Questa, invece, l’introduzione con la dedica a Laye: “La pozza di sangue è ancora lì per terra sul prato, nella parte del parco della Lunetta Mariotti, alla prima periferia di Bologna, dove la vittima ‘alloggiava’ e, insieme un gruppo di giovani africani, passava le sue giornate. L’omicidio è avvenuto un sabato sera, nel mese di luglio del 2016. Abudullaye Sall, detto Laye, per il suo carattere, era un po’ l’animatore di quel gruppo di ragazzi senegalesi senza casa. Spesso cucinava e, alle volte, nel parco ci dormiva. Quella notte, su quell’erba, ci ha lasciato la vita, accoltellato da un disperato, con cui aveva appena condiviso la cena contro il parere degli altri che non avrebbero voluto averlo tra loro. Qualche giorno prima, Laye, aveva preparato pesce e riso per tutti, anche per i tunisini che da un po’ tempo si era preso a cuore. Insisteva perché stessero a mangiare con loro, in quel parco che era come la sua casa, anche se molti della comunità senegalese non erano d’accordo. A ucciderlo è stato un nord-africano di circa 40 anni, era uscito da poco dal carcere e non sapeva dove andare, Laye l’aveva invitato fermarsi con loro, avrebbe potuto lavarsi, mangiare, dormire e pregare. L’omicida prima l’hanno visto svegliare Laye e, successivamente, infierire su di lui con un grosso coltello da cucina. Sui social i cretini si scatenano: ‘Un negro in meno’, ‘Che si ammazzino pure tra di loro’… ‘Questa è feccia, meno male che si eliminano da soli’. Il giorno successivo invece, insieme a molti ragazzi senegalesi, arrivano sul luogo del delitto tantissime persone: musicisti, giovani che frequentano i centri sociali, amiche e amici italiani della vittima”.

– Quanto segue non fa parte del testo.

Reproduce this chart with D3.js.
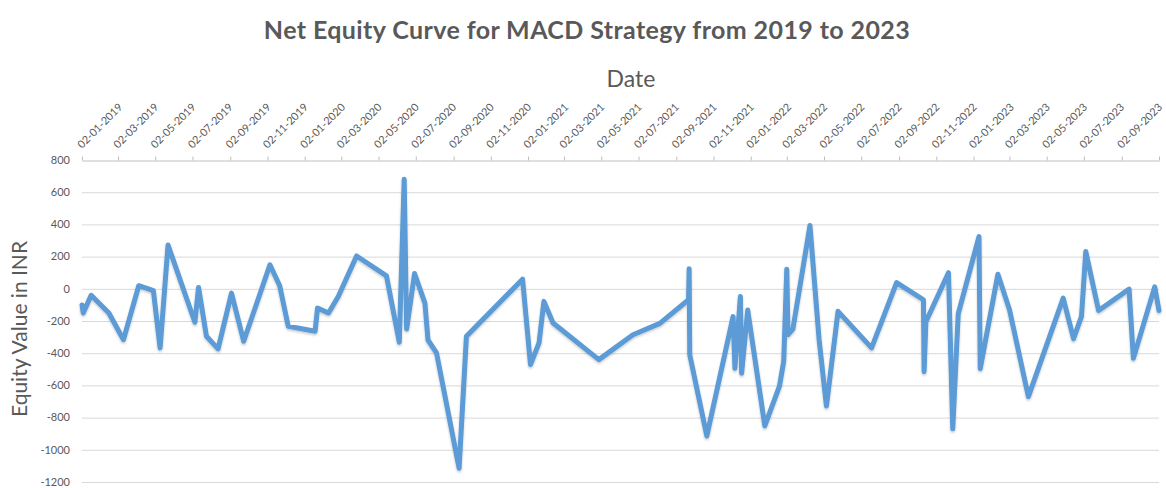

Continua l’introduzione: “Laye viveva a Bologna dagli anni Novanta. Era passato in tanti posti, dagli spazi autogestiti ai bar di periferia, dalle sale musicali a un laboratorio di afrobeat. Erano gli stessi luoghi frequentati da tutti quelli che erano andati in quel parco per ricordarlo. Era come se ci dovesse essere un abbraccio riconoscente per tutto quello che aveva saputo trasmettere. Sì perché, in qualsiasi situazione dove ci fosse qualcuno con voglia di vivere e condividere, prima o poi quell’omone, dal fisico possente e dal carattere un po’ guascone, arrivava, per danzare, suonare, fare ballotta e, soprattutto, sorridere. Lui sorrideva sempre, anche quando c’era davvero poco da ridere, perché la vita può far male ma se la vivi con gli altri allora duole di meno. Nella cultura africana il fiume è il simbolo del viaggio verso una destinazione vicina o lontana e costituisce il confine spirituale tra i vivi e i morti. Il canale che costeggia il parco, in quel giorno d’estate, era completamente secco. Non c’era acqua e, per ricordare Laye, si usarono le parole. «Aveva un grande cuore bianco», disse un suo amico senegalese. Secondo la cultura islamica, ‘l’uomo con il cuore bianco è colui che ha un cuore pio, puro, in cui non ci sono peccati, ingiustizie, astio e nemmeno invidia’. «Laye era pulito, generoso e senza cattiveria… era questo e tanto altro». Giusy, una sua amica dell’afrobeat, lasciò questo messaggio: «Laye, caro Laye, ultimo degli ultimi, la tua casa era la strada, di questa Bologna stanca ed annoiata che giudica e pregiudica, che ha troppa fretta per conoscere, che consuma e crepa. La tua famiglia eravamo noi, che storcevamo il naso e sbuffavamo quando sei arrivato con la tua presenza ingenua e scoordinata, col tuo chiasso stonato. Noi che facevamo attenzione ai tempi e ai controtempi e un po’ meno ai tuoi sogni e ai tuoi bisogni. Laye, gigante buono che col passare del tempo ci hai insegnato pian piano ad accoglierti, a sorriderti e ringraziarti. Non sei tu ad aver imparato a stare a ritmo, non sei tu ad aver imparato ad intonarti, ma siamo noi, tutti noi che abbiamo imparato ad amarti. Grazie Laye di questa grande lezione. Adesso ascolta la nostra musica, prendi pure finalmente il mio tamburo e suonalo fino a spaccarlo, e poi canta sempre insieme a noi, Laye»”.